-- Start --

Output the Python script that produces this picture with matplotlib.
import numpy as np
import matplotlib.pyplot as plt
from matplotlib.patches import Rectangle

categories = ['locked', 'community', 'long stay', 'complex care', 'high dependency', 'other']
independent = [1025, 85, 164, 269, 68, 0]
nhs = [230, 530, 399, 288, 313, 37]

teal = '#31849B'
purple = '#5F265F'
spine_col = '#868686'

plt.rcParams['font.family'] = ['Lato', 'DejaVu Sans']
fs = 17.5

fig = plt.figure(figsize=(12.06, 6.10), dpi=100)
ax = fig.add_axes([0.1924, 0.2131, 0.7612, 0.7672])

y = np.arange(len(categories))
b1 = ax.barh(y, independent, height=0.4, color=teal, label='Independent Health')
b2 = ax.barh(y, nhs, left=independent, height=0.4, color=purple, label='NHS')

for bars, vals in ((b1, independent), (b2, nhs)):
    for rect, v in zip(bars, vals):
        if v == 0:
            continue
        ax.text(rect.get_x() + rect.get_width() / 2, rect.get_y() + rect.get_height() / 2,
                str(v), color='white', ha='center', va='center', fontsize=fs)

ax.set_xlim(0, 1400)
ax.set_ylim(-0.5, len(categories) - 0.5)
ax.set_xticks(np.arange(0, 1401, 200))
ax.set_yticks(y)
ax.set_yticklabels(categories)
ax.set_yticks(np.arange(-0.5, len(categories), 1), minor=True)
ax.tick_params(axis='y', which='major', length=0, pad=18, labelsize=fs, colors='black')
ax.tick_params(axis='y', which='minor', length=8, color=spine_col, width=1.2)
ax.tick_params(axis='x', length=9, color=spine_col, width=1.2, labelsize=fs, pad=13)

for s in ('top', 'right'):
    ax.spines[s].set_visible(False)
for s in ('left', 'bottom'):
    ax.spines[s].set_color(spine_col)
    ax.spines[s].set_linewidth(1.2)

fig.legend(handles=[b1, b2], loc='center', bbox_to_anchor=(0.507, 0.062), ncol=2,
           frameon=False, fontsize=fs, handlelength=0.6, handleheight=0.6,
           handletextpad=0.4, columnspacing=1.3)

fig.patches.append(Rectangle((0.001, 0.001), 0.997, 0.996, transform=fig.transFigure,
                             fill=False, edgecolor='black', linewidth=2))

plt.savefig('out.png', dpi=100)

-- End --

• _STATED PROBLEM_
Take the lines above from the first through the one containing "str(v), color='white', ha='center', va='center', fontsize=fs)" and reproduce them exactly; include nothing else.

• _CORRECT RESPONSE_
Output the Python script that produces this picture with matplotlib.
import numpy as np
import matplotlib.pyplot as plt
from matplotlib.patches import Rectangle

categories = ['locked', 'community', 'long stay', 'complex care', 'high dependency', 'other']
independent = [1025, 85, 164, 269, 68, 0]
nhs = [230, 530, 399, 288, 313, 37]

teal = '#31849B'
purple = '#5F265F'
spine_col = '#868686'

plt.rcParams['font.family'] = ['Lato', 'DejaVu Sans']
fs = 17.5

fig = plt.figure(figsize=(12.06, 6.10), dpi=100)
ax = fig.add_axes([0.1924, 0.2131, 0.7612, 0.7672])

y = np.arange(len(categories))
b1 = ax.barh(y, independent, height=0.4, color=teal, label='Independent Health')
b2 = ax.barh(y, nhs, left=independent, height=0.4, color=purple, label='NHS')

for bars, vals in ((b1, independent), (b2, nhs)):
    for rect, v in zip(bars, vals):
        if v == 0:
            continue
        ax.text(rect.get_x() + rect.get_width() / 2, rect.get_y() + rect.get_height() / 2,
                str(v), color='white', ha='center', va='center', fontsize=fs)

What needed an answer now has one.